EXERCISE TASK |
Quote only the span from the first line of the entries to the line containing "80, 90, 100];", both ends kept. Leave every picture out.

RECORDS SUPPLIED |
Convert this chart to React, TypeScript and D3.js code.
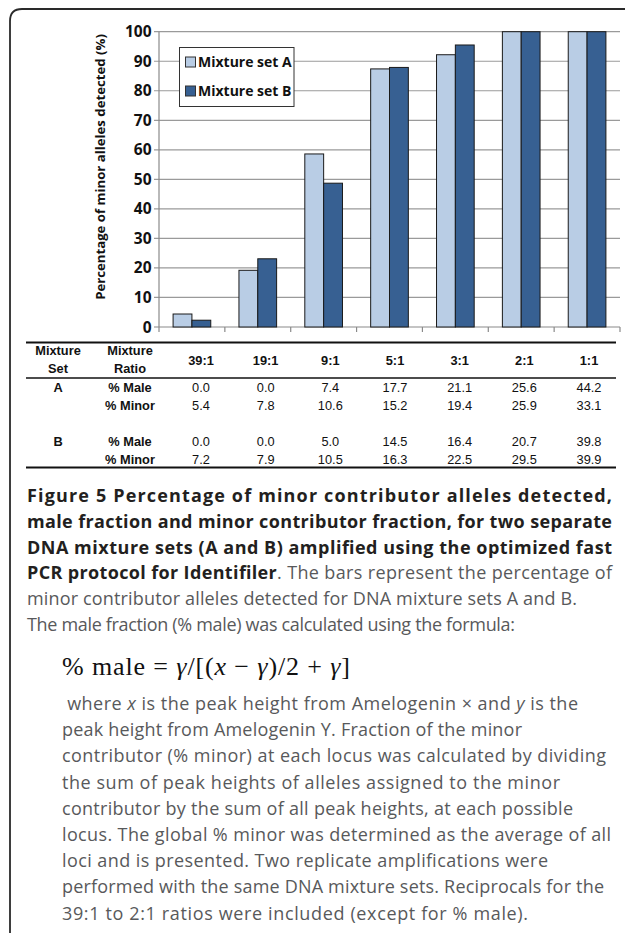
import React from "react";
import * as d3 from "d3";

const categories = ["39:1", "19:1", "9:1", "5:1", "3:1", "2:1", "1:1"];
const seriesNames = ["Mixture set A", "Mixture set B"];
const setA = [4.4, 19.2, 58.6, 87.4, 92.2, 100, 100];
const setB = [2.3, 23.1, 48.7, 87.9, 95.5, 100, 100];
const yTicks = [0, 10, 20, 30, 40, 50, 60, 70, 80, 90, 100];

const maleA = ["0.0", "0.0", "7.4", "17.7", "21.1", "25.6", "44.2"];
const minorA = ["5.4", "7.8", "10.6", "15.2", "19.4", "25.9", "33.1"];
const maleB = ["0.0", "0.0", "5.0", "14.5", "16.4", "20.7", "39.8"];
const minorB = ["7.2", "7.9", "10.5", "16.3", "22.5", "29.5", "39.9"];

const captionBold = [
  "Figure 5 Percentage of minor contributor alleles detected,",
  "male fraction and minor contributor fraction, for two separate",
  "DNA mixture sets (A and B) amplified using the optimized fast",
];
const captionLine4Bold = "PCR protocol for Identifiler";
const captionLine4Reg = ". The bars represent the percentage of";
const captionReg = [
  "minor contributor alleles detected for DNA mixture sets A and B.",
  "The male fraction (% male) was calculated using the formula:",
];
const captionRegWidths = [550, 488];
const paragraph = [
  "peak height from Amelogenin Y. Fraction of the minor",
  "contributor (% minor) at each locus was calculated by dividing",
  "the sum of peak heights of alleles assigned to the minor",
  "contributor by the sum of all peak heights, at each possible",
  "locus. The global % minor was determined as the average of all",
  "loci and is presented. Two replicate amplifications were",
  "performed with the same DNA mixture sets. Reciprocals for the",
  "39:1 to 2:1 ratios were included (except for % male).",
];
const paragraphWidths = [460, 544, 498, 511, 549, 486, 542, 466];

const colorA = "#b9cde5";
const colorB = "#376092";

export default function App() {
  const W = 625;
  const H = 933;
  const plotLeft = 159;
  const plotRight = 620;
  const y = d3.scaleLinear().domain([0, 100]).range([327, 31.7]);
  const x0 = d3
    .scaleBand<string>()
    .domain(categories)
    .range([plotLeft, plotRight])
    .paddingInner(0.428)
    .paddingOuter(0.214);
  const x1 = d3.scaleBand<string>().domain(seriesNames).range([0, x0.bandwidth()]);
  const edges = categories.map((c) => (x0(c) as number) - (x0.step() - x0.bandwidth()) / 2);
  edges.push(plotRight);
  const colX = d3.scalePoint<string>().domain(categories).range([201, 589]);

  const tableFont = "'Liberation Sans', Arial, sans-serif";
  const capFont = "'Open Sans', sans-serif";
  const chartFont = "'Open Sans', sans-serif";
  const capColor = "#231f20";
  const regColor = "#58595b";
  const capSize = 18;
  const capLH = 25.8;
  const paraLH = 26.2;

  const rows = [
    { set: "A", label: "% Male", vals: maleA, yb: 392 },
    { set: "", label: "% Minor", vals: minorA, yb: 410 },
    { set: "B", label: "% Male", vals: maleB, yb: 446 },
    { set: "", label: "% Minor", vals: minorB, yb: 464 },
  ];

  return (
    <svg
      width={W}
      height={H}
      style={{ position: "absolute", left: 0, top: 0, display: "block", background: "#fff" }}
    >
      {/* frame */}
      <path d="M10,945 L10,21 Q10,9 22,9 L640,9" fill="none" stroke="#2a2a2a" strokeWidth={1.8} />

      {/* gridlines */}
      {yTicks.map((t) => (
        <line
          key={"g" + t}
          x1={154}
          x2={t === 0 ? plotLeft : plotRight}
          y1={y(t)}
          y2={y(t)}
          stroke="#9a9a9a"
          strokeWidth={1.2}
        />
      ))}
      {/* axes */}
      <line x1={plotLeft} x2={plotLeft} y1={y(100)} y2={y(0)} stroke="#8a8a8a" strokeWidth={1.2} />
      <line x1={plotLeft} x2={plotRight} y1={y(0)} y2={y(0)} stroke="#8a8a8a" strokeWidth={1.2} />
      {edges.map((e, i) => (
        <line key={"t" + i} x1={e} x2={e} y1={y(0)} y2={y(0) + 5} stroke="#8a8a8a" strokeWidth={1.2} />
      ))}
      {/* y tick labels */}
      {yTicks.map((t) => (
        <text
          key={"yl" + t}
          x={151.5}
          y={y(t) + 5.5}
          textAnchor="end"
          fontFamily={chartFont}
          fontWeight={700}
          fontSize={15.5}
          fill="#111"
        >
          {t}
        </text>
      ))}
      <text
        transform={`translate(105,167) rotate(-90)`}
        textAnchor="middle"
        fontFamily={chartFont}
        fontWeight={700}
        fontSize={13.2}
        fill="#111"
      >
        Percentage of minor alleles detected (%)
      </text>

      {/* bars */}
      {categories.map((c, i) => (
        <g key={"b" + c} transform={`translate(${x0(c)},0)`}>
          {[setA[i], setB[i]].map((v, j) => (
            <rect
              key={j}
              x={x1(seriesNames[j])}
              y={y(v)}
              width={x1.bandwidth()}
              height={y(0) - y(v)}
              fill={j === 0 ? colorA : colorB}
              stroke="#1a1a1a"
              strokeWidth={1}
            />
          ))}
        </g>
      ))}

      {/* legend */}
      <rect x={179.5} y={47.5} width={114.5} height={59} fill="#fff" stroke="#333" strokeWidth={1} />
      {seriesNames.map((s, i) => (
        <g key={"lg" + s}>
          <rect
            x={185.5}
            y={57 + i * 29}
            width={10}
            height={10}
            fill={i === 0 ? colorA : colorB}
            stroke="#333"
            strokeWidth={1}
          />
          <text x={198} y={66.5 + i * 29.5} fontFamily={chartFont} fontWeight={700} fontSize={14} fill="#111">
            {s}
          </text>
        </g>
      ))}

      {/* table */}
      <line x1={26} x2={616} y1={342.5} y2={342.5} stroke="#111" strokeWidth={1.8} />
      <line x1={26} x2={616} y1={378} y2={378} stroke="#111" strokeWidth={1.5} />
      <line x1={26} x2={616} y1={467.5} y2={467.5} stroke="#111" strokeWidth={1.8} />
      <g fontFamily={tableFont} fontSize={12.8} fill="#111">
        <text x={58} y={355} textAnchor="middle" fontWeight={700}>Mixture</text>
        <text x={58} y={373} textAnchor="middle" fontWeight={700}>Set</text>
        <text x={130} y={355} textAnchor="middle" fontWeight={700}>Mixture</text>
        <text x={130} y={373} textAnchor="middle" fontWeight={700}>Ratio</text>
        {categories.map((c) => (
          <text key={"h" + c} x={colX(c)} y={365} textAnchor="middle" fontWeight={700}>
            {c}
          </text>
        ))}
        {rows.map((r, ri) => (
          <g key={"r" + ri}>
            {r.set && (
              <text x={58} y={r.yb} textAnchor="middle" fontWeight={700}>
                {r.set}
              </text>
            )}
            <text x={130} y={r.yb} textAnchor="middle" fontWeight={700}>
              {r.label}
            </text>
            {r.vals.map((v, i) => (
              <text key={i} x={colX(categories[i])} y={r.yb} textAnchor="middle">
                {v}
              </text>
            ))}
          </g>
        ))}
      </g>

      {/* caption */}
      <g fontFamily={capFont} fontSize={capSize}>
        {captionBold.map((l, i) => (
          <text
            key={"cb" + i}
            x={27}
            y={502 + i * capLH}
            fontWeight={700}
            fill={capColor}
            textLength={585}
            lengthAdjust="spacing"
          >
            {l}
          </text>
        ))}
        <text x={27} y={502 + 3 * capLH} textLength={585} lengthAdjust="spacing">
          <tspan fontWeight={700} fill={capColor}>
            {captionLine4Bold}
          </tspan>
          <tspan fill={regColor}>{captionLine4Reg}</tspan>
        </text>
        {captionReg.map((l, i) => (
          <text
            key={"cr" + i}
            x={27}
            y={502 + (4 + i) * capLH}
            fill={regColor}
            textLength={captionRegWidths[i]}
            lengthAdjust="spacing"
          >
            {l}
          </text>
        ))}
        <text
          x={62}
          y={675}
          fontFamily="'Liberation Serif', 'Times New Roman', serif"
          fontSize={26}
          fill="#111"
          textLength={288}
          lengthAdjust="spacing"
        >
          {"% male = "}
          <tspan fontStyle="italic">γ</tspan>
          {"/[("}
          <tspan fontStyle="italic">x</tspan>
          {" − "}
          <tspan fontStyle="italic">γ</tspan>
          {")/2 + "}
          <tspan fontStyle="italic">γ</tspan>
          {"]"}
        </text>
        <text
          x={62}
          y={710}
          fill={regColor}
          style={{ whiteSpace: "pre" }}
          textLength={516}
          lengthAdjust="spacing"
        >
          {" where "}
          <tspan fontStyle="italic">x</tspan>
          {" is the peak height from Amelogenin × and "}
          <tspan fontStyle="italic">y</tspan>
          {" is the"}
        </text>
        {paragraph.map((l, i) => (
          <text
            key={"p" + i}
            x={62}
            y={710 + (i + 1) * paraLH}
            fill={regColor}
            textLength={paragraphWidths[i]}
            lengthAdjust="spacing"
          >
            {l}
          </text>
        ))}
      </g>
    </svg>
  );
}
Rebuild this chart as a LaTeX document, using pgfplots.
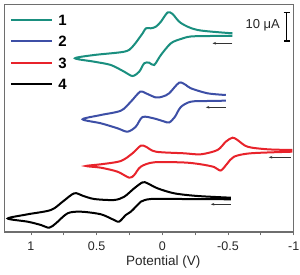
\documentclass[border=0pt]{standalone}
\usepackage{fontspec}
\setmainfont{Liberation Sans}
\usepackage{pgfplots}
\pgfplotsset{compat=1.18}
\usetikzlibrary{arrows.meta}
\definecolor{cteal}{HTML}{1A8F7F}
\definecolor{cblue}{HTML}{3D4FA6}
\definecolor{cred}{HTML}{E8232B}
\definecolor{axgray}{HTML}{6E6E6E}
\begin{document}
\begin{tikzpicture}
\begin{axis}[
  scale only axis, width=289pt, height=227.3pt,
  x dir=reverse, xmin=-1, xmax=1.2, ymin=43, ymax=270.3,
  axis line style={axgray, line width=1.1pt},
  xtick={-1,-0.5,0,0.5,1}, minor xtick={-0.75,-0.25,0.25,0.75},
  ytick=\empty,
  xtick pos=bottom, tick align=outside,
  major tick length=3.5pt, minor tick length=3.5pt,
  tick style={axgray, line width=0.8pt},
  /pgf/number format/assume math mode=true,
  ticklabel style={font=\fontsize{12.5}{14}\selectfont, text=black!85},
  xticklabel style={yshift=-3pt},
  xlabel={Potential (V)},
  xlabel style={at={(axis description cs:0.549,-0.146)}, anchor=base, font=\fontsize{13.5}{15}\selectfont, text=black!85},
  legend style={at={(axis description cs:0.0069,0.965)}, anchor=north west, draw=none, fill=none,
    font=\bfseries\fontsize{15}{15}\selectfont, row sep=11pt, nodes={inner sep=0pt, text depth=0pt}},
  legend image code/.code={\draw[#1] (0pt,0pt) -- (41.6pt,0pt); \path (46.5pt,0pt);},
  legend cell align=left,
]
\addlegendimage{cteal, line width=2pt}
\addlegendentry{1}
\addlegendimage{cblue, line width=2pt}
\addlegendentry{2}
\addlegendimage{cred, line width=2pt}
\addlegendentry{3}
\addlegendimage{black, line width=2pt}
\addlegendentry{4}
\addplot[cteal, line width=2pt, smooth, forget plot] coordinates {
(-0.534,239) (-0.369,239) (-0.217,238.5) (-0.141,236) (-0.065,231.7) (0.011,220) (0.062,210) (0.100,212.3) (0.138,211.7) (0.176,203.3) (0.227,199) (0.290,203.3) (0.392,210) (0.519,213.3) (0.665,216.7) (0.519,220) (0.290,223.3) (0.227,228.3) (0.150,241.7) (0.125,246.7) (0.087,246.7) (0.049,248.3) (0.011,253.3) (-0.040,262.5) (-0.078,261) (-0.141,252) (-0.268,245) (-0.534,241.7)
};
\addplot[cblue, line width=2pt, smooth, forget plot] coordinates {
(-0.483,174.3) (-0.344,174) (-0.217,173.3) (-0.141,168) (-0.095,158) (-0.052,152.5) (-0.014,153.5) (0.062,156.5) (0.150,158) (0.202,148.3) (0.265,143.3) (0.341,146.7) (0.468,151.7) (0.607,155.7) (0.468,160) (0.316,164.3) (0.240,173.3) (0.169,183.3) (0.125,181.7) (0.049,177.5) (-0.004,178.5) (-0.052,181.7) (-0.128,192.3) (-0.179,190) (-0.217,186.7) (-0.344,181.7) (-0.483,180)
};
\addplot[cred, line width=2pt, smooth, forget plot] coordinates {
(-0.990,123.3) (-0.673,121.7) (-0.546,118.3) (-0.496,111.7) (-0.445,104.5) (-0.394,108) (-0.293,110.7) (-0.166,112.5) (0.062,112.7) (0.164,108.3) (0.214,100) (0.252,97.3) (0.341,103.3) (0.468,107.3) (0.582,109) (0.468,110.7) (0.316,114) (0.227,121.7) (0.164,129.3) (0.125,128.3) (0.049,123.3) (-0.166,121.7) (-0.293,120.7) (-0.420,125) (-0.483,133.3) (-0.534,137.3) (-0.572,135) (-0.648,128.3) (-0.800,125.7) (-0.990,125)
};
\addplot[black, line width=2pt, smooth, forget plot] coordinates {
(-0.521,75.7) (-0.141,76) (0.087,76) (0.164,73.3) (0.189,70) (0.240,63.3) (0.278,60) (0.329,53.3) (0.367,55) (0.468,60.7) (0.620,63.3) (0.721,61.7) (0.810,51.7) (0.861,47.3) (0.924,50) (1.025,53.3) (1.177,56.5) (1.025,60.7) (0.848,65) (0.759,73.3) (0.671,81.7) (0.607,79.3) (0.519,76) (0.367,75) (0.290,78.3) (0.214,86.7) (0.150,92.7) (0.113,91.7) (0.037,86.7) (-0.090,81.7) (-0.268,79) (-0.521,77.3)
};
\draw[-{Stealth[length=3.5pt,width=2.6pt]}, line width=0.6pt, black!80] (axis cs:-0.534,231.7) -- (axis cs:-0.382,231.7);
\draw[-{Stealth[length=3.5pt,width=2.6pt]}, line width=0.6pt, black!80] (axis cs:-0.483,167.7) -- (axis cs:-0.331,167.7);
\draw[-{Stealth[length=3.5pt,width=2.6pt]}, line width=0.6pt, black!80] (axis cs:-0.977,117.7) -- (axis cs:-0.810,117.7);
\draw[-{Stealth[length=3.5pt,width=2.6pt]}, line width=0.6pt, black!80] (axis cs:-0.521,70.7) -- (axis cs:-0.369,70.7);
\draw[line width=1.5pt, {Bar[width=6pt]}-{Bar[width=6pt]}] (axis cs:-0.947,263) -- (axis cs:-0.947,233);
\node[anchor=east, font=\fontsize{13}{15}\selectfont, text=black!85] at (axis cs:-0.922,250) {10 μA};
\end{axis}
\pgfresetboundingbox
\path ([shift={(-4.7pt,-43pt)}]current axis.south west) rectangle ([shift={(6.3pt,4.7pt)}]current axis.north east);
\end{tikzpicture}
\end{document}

RESULT BELOW |
Convert this chart to React, TypeScript and D3.js code.
import React from "react";
import * as d3 from "d3";

const categories = ["39:1", "19:1", "9:1", "5:1", "3:1", "2:1", "1:1"];
const seriesNames = ["Mixture set A", "Mixture set B"];
const setA = [4.4, 19.2, 58.6, 87.4, 92.2, 100, 100];
const setB = [2.3, 23.1, 48.7, 87.9, 95.5, 100, 100];
const yTicks = [0, 10, 20, 30, 40, 50, 60, 70, 80, 90, 100];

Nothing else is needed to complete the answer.